1204 S. University Ave
Beer tours: Ashley’s
It’s hard to describe the student experience without talking about beer. Ashley’s opened in 1983 to celebrate good food, good drink and good friends – and they’re very big on beer. In fact, they say they’ve traveled the world to find the best beers from Bohemia to Flanders to Michigan micro-brews. They sponsor a beer tour and give out rewards at various levels for trying different beers, from a free snack for five different beers to a personalized ‘beer hunter’ hooded sweatshirt for 100 different varieties. (Achieving that level also guarantees their name immortalized on the Beer Tour Plaque). Their beers come with a rating that ranks their flavor, body, hop bitterness and aftertaste.
338 S. State Street
Immigrant spirit: Jerusalem Garden
Known as ‘a corner of Palestine in Ann Arbor’, Jerusalem Garden is the creation of Ribhi Ramlawi. He fled Jerusalem in 1948 with his family and then immigrated to the U.S. in 1962. In 1987, he used a severance check to open Jerusalem Garden, which has become a favorite among students for its Middle Eastern fare. Determined to continue their father’s legacy, his three children took over upon their father’s death and continue using his recipes.
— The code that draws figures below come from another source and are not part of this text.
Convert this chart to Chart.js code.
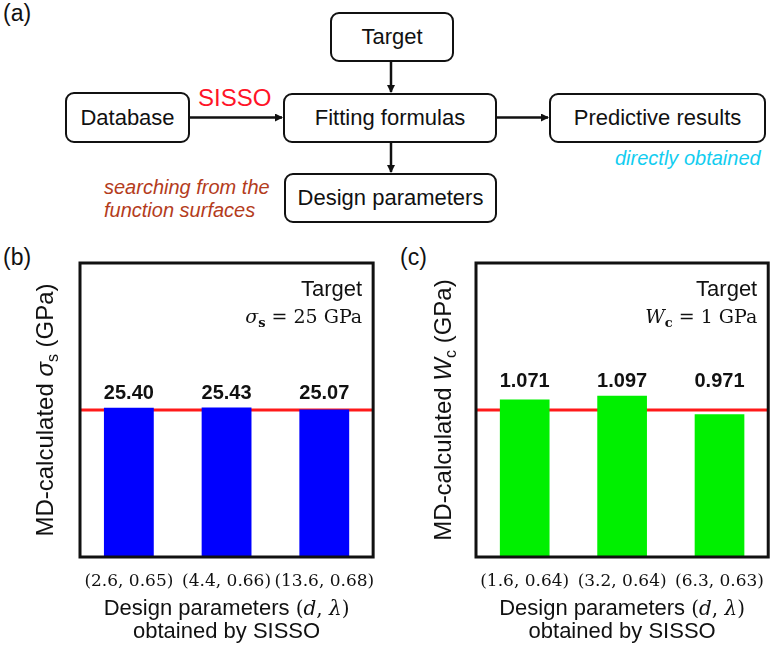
<!DOCTYPE html>
<html>
<head>
<meta charset="utf-8">
<script src="https://cdn.jsdelivr.net/npm/chart.js@4.4.1/dist/chart.umd.min.js"></script>
<style>
  body { margin: 0; background: #fff; }
  #page { position: relative; width: 779px; height: 652px; overflow: hidden; font-family: "Liberation Sans", Arial, sans-serif; color: #111; }
  .box { position: absolute; box-sizing: border-box; border: 2.5px solid #111; border-radius: 9px; display: flex; align-items: center; justify-content: center; font-size: 22px; background: #fff; }
  .txt { position: absolute; white-space: nowrap; line-height: 1; }
  canvas { position: absolute; }
</style>
</head>
<body>
<div id="page">
  <!-- (a) flowchart -->
  <div class="txt" style="left:3px; top:2px; font-size:23px;">(a)</div>
  <svg width="779" height="240" style="position:absolute; left:0; top:0;">
    <defs>
      <marker id="ah" markerWidth="8" markerHeight="8" refX="7" refY="4" orient="auto" markerUnits="userSpaceOnUse">
        <path d="M0,0 L8,4 L0,8 z" fill="#111"/>
      </marker>
    </defs>
    <g stroke="#111" stroke-width="2.5" fill="none">
      <line x1="190" y1="117.5" x2="282" y2="117.5" marker-end="url(#ah)"/>
      <line x1="391" y1="62" x2="391" y2="92" marker-end="url(#ah)"/>
      <line x1="391" y1="143" x2="391" y2="172" marker-end="url(#ah)"/>
      <line x1="497" y1="117.5" x2="548" y2="117.5" marker-end="url(#ah)"/>
    </g>
  </svg>
  <div class="box" style="left:330px; top:12px; width:124px; height:50px;">Target</div>
  <div class="box" style="left:65px; top:92px; width:125px; height:51px;">Database</div>
  <div class="box" style="left:283px; top:93px; width:214px; height:50px;">Fitting formulas</div>
  <div class="box" style="left:549px; top:93px; width:217px; height:50px;">Predictive results</div>
  <div class="box" style="left:284px; top:173px; width:213px; height:50px;">Design parameters</div>
  <div class="txt" style="left:198px; top:86px; font-size:24px; color:#ff1428;">SISSO</div>
  <div class="txt" style="left:615px; top:148px; font-size:20px; font-style:italic; color:#12cdf0;">directly obtained</div>
  <div class="txt" style="left:104px; top:177px; font-size:20px; font-style:italic; color:#b43c1c;">searching from the</div>
  <div class="txt" style="left:104px; top:200px; font-size:20px; font-style:italic; color:#b43c1c;">function surfaces</div>

  <!-- (b) and (c) -->
  <div class="txt" style="left:3px; top:246px; font-size:23px;">(b)</div>
  <div class="txt" style="left:400px; top:246px; font-size:23px;">(c)</div>
  <canvas id="chartB" width="390" height="412" style="left:0; top:240px;"></canvas>
  <canvas id="chartC" width="389" height="412" style="left:390px; top:240px;"></canvas>
</div>

<script>
// Panel (b): strength sigma_s
const categoriesB = ['(2.6, 0.65)', '(4.4, 0.66)', '(13.6, 0.68)'];
const valuesB = [25.40, 25.43, 25.07];
const targetB = 25;
const yMaxB = 50;

// Panel (c): W_c
const categoriesC = ['(1.6, 0.64)', '(3.2, 0.64)', '(6.3, 0.63)'];
const valuesC = [1.071, 1.097, 0.971];
const targetC = 1;
const yMaxC = 2;

const SANS = '"Liberation Sans", Arial, sans-serif';
const SERIF = '"DejaVu Serif", serif';

// Draw a row of text pieces with different fonts
function drawRuns(ctx, runs, x, y, align) {
    let total = 0;
    runs.forEach(r => {
        ctx.font = r.font;
        r.w = ctx.measureText(r.text).width;
        total += r.w;
    });
    let cx = x;
    if (align === 'right') cx = x - total;
    if (align === 'center') cx = x - total / 2;
    ctx.textAlign = 'left';
    ctx.textBaseline = 'alphabetic';
    runs.forEach(r => {
        ctx.font = r.font;
        ctx.fillText(r.text, cx, y + (r.dy || 0));
        cx += r.w;
    });
}

const figurePlugin = {
    id: 'figure',
    beforeDatasetsDraw(chart, args, opts) {
        const { ctx, chartArea: a } = chart;
        const py = chart.scales.y.getPixelForValue(opts.target);
        ctx.save();
        ctx.strokeStyle = '#ff1a1a';
        ctx.lineWidth = 3;
        ctx.beginPath();
        ctx.moveTo(a.left, py);
        ctx.lineTo(a.right, py);
        ctx.stroke();
        ctx.restore();
    },
    afterDraw(chart, args, opts) {
        const { ctx, chartArea: a } = chart;
        ctx.save();
        ctx.fillStyle = '#111';

        // frame
        ctx.strokeStyle = '#111';
        ctx.lineWidth = 3;
        ctx.strokeRect(a.left, a.top, a.right - a.left, a.bottom - a.top);

        // value labels, all on one row above the tallest bar
        const bars = chart.getDatasetMeta(0).data;
        const topY = Math.min(...bars.map(b => b.y)) - 14;
        ctx.font = 'bold 20px ' + SANS;
        ctx.textAlign = 'center';
        ctx.textBaseline = 'middle';
        const vals = chart.data.datasets[0].data;
        bars.forEach((b, i) => ctx.fillText(vals[i].toFixed(opts.digits), b.x, topY));

        // target note
        ctx.font = '22px ' + SANS;
        ctx.textAlign = 'right';
        ctx.textBaseline = 'alphabetic';
        ctx.fillText('Target', a.right - 11, a.top + 33);
        drawRuns(ctx, opts.targetRuns, a.right - 11, a.top + 60, 'right');

        // x title
        const cx = (a.left + a.right) / 2;
        drawRuns(ctx, [
            { text: 'Design parameters ', font: '22px ' + SANS },
            { text: '(', font: '20px ' + SERIF },
            { text: 'd', font: 'italic 20px ' + SERIF },
            { text: ', ', font: '20px ' + SERIF },
            { text: 'λ', font: 'italic 20px ' + SERIF },
            { text: ')', font: '20px ' + SERIF }
        ], cx, a.bottom + 58, 'center');
        drawRuns(ctx, [{ text: 'obtained by SISSO', font: '22px ' + SANS }], cx, a.bottom + 81, 'center');

        // y title, rotated
        ctx.translate(opts.yTitleX, (a.top + a.bottom) / 2);
        ctx.rotate(-Math.PI / 2);
        drawRuns(ctx, opts.yTitleRuns, 0, 0, 'center');
        ctx.restore();
    }
};

function makeChart(id, labels, values, color, yMax, padRight, padLeft, figOpts) {
    return new Chart(document.getElementById(id), {
        type: 'bar',
        data: {
            labels: labels,
            datasets: [{
                data: values,
                backgroundColor: color,
                borderWidth: 0,
                barPercentage: 0.51,
                categoryPercentage: 1
            }]
        },
        options: {
            responsive: false,
            animation: false,
            layout: { padding: { left: padLeft, top: 23, right: padRight, bottom: 0 } },
            plugins: {
                legend: { display: false },
                tooltip: { enabled: false },
                figure: figOpts
            },
            scales: {
                x: {
                    grid: { display: false, drawTicks: false },
                    border: { display: false },
                    ticks: {
                        font: { family: 'DejaVu Serif', size: 17 },
                        color: '#111',
                        padding: 14,
                        maxRotation: 0,
                        minRotation: 0,
                        autoSkip: false
                    },
                    afterFit: function(scale) {
                        scale.height = 95;
                    }
                },
                y: { display: false, min: 0, max: yMax }
            }
        },
        plugins: [figurePlugin]
    });
}

makeChart('chartB', categoriesB, valuesB, '#0000ff', yMaxB, 11, 80, {
    target: targetB,
    digits: 2,
    yTitleX: 53,
    targetRuns: [
        { text: 'σ', font: 'italic 19px ' + SERIF },
        { text: 's', font: 'bold 13px ' + SERIF, dy: 4 },
        { text: ' = ' + targetB + ' GPa', font: '19px ' + SERIF }
    ],
    yTitleRuns: [
        { text: 'MD-calculated ', font: '24px ' + SANS },
        { text: 'σ', font: 'italic 24px ' + SANS },
        { text: 's', font: '16px ' + SANS, dy: 5 },
        { text: ' (GPa)', font: '24px ' + SANS }
    ]
});

makeChart('chartC', categoriesC, valuesC, '#00f000', yMaxC, 6, 86, {
    target: targetC,
    digits: 3,
    yTitleX: 61,
    targetRuns: [
        { text: 'W', font: 'italic 19px ' + SERIF },
        { text: 'c', font: 'bold 13px ' + SERIF, dy: 4 },
        { text: ' = ' + targetC + ' GPa', font: '19px ' + SERIF }
    ],
    yTitleRuns: [
        { text: 'MD-calculated ', font: '24px ' + SANS },
        { text: 'W', font: 'italic 24px ' + SANS },
        { text: 'c', font: '16px ' + SANS, dy: 5 },
        { text: ' (GPa)', font: '24px ' + SANS }
    ]
});
</script>
</body>
</html>
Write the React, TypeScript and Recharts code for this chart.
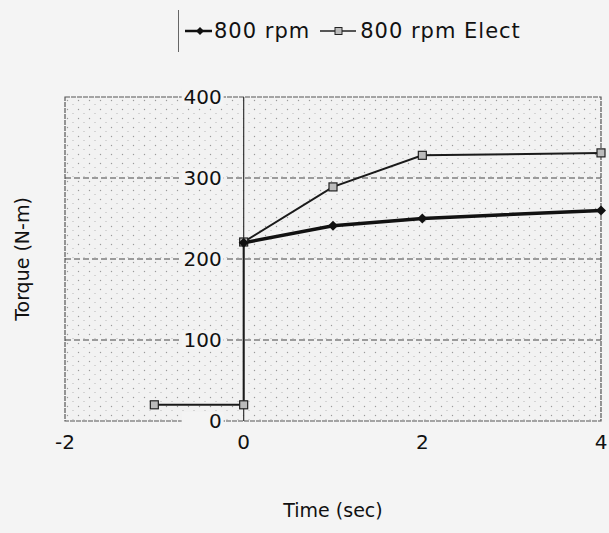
import {
  LineChart,
  Line,
  XAxis,
  YAxis,
  CartesianGrid,
  ReferenceArea,
  ReferenceLine,
  ReferenceDot,
} from 'recharts';

const rpmTime = [0, 1, 2, 4];
const rpmTorque = [220, 241, 250, 260];
const electTime = [-1, 0, 0, 1, 2, 4];
const electTorque = [20, 20, 221, 289, 328, 331];
const xTicks = [-2, 0, 2, 4];
const yTicks = [0, 100, 200, 300, 400];
const gridValues = [100, 200, 300];
const seriesNames = ['800 rpm', '800 rpm Elect'];

const FONT = '"DejaVu Sans", "Open Sans", sans-serif';
const BG = '#f4f4f4';

const rpmData = rpmTime.map((t, i) => ({ t, v: rpmTorque[i] }));
const electData = electTime.map((t, i) => ({ t, v: electTorque[i] }));

function Diamond(props: any) {
  const { cx, cy } = props;
  if (cx == null || cy == null) return null;
  return <path d={`M${cx},${cy - 5} L${cx + 5},${cy} L${cx},${cy + 5} L${cx - 5},${cy} Z`} fill="#111" />;
}

function Square(props: any) {
  const { cx, cy } = props;
  if (cx == null || cy == null) return null;
  return <rect x={cx - 4} y={cy - 4} width={8} height={8} fill="#bbb" stroke="#222" strokeWidth={1.2} />;
}

function YLabel(props: any) {
  const { viewBox, value } = props;
  const x = viewBox.x;
  const y = viewBox.y;
  return (
    <g>
      <rect x={x - 62} y={y - 9} width={42} height={18} fill={BG} />
      <text x={x - 22} y={y} dy="0.36em" textAnchor="end" fontSize={20} fontFamily={FONT} fill="#111">
        {value}
      </text>
    </g>
  );
}

function LegendBox() {
  return (
    <div
      style={{
        position: 'absolute',
        left: 178,
        top: 10,
        height: 42,
        borderLeft: '1px solid #666',
        display: 'flex',
        alignItems: 'center',
        paddingLeft: 6,
        fontFamily: FONT,
        fontSize: 21,
        letterSpacing: 1,
        color: '#111',
        whiteSpace: 'nowrap',
      }}
    >
      <svg width={27} height={12}>
        <line x1={0} y1={6} x2={27} y2={6} stroke="#111" strokeWidth={2.5} />
        <path d="M15,2 L19,6 L15,10 L11,6 Z" fill="#111" />
      </svg>
      <span style={{ marginLeft: 2, marginRight: 10 }}>{seriesNames[0]}</span>
      <svg width={36} height={12}>
        <line x1={0} y1={6} x2={36} y2={6} stroke="#222" strokeWidth={1.5} />
        <rect x={15} y={2.5} width={7} height={7} fill="#bbb" stroke="#222" strokeWidth={1} />
      </svg>
      <span style={{ marginLeft: 4 }}>{seriesNames[1]}</span>
    </div>
  );
}

export default function App() {
  return (
    <div style={{ position: 'absolute', left: 0, top: 0, width: 609, height: 533, background: BG }}>
      <LegendBox />
      <LineChart width={609} height={533} margin={{ top: 97, right: 8, left: 0, bottom: 12 }}>
        <defs>
          <pattern id="dots" width="11" height="9" patternUnits="userSpaceOnUse">
            <rect width="11" height="9" fill="#f2f2f2" />
            <circle cx="1.5" cy="1.5" r="0.7" fill="#9a9a9a" />
            <circle cx="7" cy="5.5" r="0.6" fill="#b0b0b0" />
          </pattern>
        </defs>
        <CartesianGrid vertical={false} horizontal={false} fill="url(#dots)" fillOpacity={1} />
        <XAxis
          type="number"
          dataKey="t"
          domain={[-2, 4]}
          ticks={xTicks}
          allowDuplicatedCategory={false}
          axisLine={false}
          tickLine={false}
          height={100}
          tick={{ fontSize: 20, fontFamily: FONT, fill: '#111', dy: 6 }}
          label={{ value: 'Time (sec)', position: 'insideBottom', offset: 4, fontSize: 19, fontFamily: FONT, fill: '#111' }}
        />
        <YAxis
          type="number"
          domain={[0, 400]}
          ticks={yTicks}
          width={65}
          axisLine={false}
          tickLine={false}
          tick={false}
          label={{ value: 'Torque (N-m)', angle: -90, position: 'insideLeft', offset: 22, fontSize: 19, fontFamily: FONT, fill: '#111', style: { textAnchor: 'middle' } }}
        />
        <ReferenceArea x1={-2} x2={4} y1={0} y2={400} fill="none" stroke="#555" strokeWidth={1.2} strokeDasharray="5 1" />
        {gridValues.map((v) => (
          <ReferenceLine key={`g${v}`} y={v} stroke="#444" strokeWidth={1} strokeDasharray="6 3" />
        ))}
        <ReferenceLine x={0} stroke="#333" strokeWidth={1.2} />
        {yTicks.map((v) => (
          <ReferenceDot key={v} x={0} y={v} r={0} stroke="none" fill="none" label={<YLabel value={v} />} />
        ))}
        <Line
          data={electData}
          dataKey="v"
          type="linear"
          stroke="#1a1a1a"
          strokeWidth={2}
          dot={<Square />}
          isAnimationActive={false}
          name={seriesNames[1]}
        />
        <Line
          data={rpmData}
          dataKey="v"
          type="linear"
          stroke="#111"
          strokeWidth={3.5}
          dot={<Diamond />}
          isAnimationActive={false}
          name={seriesNames[0]}
        />
      </LineChart>
    </div>
  );
}
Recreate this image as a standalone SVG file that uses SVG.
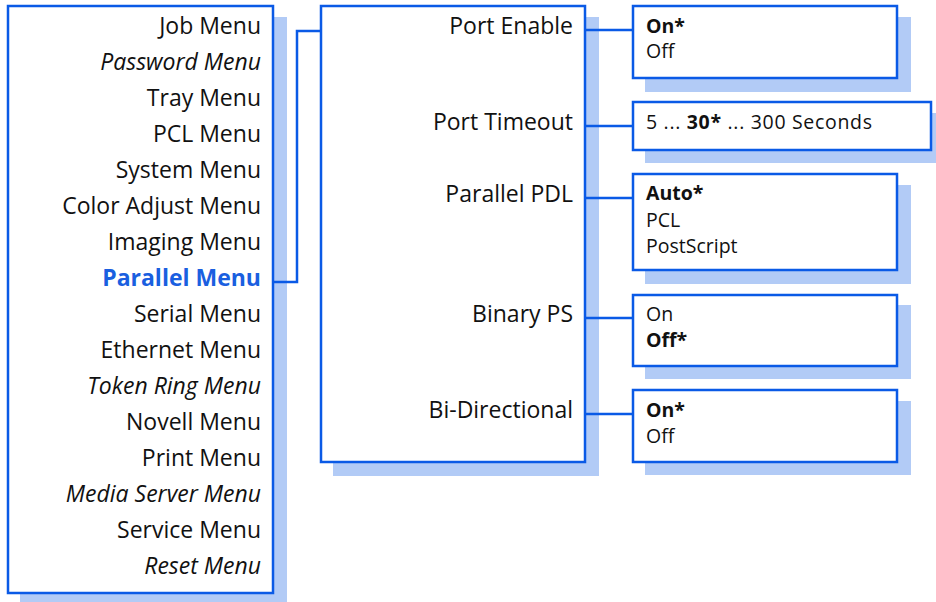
<svg xmlns="http://www.w3.org/2000/svg" width="936" height="602" viewBox="0 0 936 602">
<style>
.box{fill:#fff;stroke:#0a5ae6;stroke-width:2.5}
.sh{fill:#b2cbf6}
.ln{fill:none;stroke:#0a5ae6;stroke-width:2.5}
.m{font-family:"Open Sans","Noto Sans",sans-serif;font-size:23px;fill:#111;text-anchor:end}
.i{font-style:italic}
.o{font-family:"Open Sans","Noto Sans",sans-serif;font-size:19.5px;fill:#111}
.b{font-weight:bold}
.sel{fill:#1a5fe0;font-weight:bold}
</style>
<g id="main-menu">
<rect class="sh" x="20" y="17" width="267" height="586"/>
<rect class="box" x="8" y="6" width="265" height="587"/>
<text class="m" x="261" y="34">Job Menu</text>
<text class="m i" x="261" y="70">Password Menu</text>
<text class="m" x="261" y="106">Tray Menu</text>
<text class="m" x="261" y="142">PCL Menu</text>
<text class="m" x="261" y="178">System Menu</text>
<text class="m" x="261" y="214">Color Adjust Menu</text>
<text class="m" x="261" y="250">Imaging Menu</text>
<text class="m sel" x="261" y="286">Parallel Menu</text>
<text class="m" x="261" y="322">Serial Menu</text>
<text class="m" x="261" y="358">Ethernet Menu</text>
<text class="m i" x="261" y="394">Token Ring Menu</text>
<text class="m" x="261" y="430">Novell Menu</text>
<text class="m" x="261" y="466">Print Menu</text>
<text class="m i" x="261" y="502">Media Server Menu</text>
<text class="m" x="261" y="538">Service Menu</text>
<text class="m i" x="261" y="574">Reset Menu</text>
</g>
<g id="parallel-menu">
<rect class="sh" x="333" y="17" width="266" height="459"/>
<rect class="box" x="321" y="6" width="264" height="456"/>
<text class="m" x="573" y="34">Port Enable</text>
<text class="m" x="573" y="130">Port Timeout</text>
<text class="m" x="573" y="202">Parallel PDL</text>
<text class="m" x="573" y="322">Binary PS</text>
<text class="m" x="573" y="418">Bi-Directional</text>
</g>
<g id="port-enable-opts">
<rect class="sh" x="645" y="17" width="266" height="75"/>
<rect class="box" x="633" y="6" width="264" height="72"/>
<text class="o b" x="646" y="33">On*</text>
<text class="o" x="646" y="58">Off</text>
</g>
<g id="port-timeout-opts">
<rect class="sh" x="645" y="113" width="291" height="50"/>
<rect class="box" x="633" y="102" width="298" height="48"/>
<text class="o" x="646" y="129" textLength="226" lengthAdjust="spacing">5 ... <tspan class="b">30*</tspan> ... 300 Seconds</text>
</g>
<g id="parallel-pdl-opts">
<rect class="sh" x="645" y="185" width="266" height="99"/>
<rect class="box" x="633" y="174" width="264" height="96"/>
<text class="o b" x="646" y="200">Auto*</text>
<text class="o" x="646" y="227">PCL</text>
<text class="o" x="646" y="253">PostScript</text>
</g>
<g id="binary-ps-opts">
<rect class="sh" x="645" y="305" width="266" height="74"/>
<rect class="box" x="633" y="295" width="264" height="71"/>
<text class="o" x="646" y="321">On</text>
<text class="o b" x="646" y="347">Off*</text>
</g>
<g id="bidirectional-opts">
<rect class="sh" x="645" y="401" width="266" height="74"/>
<rect class="box" x="633" y="390" width="264" height="72"/>
<text class="o b" x="646" y="417">On*</text>
<text class="o" x="646" y="443">Off</text>
</g>
<g id="connectors">
<polyline class="ln" points="273,282 297,282 297,31 321,31"/>
<line class="ln" x1="585" y1="30" x2="633" y2="30"/>
<line class="ln" x1="585" y1="126" x2="633" y2="126"/>
<line class="ln" x1="585" y1="198" x2="633" y2="198"/>
<line class="ln" x1="585" y1="318" x2="633" y2="318"/>
<line class="ln" x1="585" y1="414" x2="633" y2="414"/>
</g>
</svg>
While the restaurant itself is popular, it’s especially well-known for catering and many people who have never stepped through their doors attest to how delicious their food is.
314 E. Liberty Street
When the parents pay: Zingerman’s Deli and Zingerman’s Roadhouse
Zingerman’s has become an institution in Ann Arbor, though their commitment to fine ingredients and paying their employees a living wage mean that it can be steep on a student’s budget. It’s the sort of place students go to when their parents are visiting and picking up the tab. The deli was established downtown in 1982 and serves high-quality sandwiches, soups and salads. The Roadhouse has earned James Beard nominations for outstanding hospitality two years in a row. The chef creates new specials each week including weekly ‘blue plate’ specials that aren’t quite so hard on the pocket.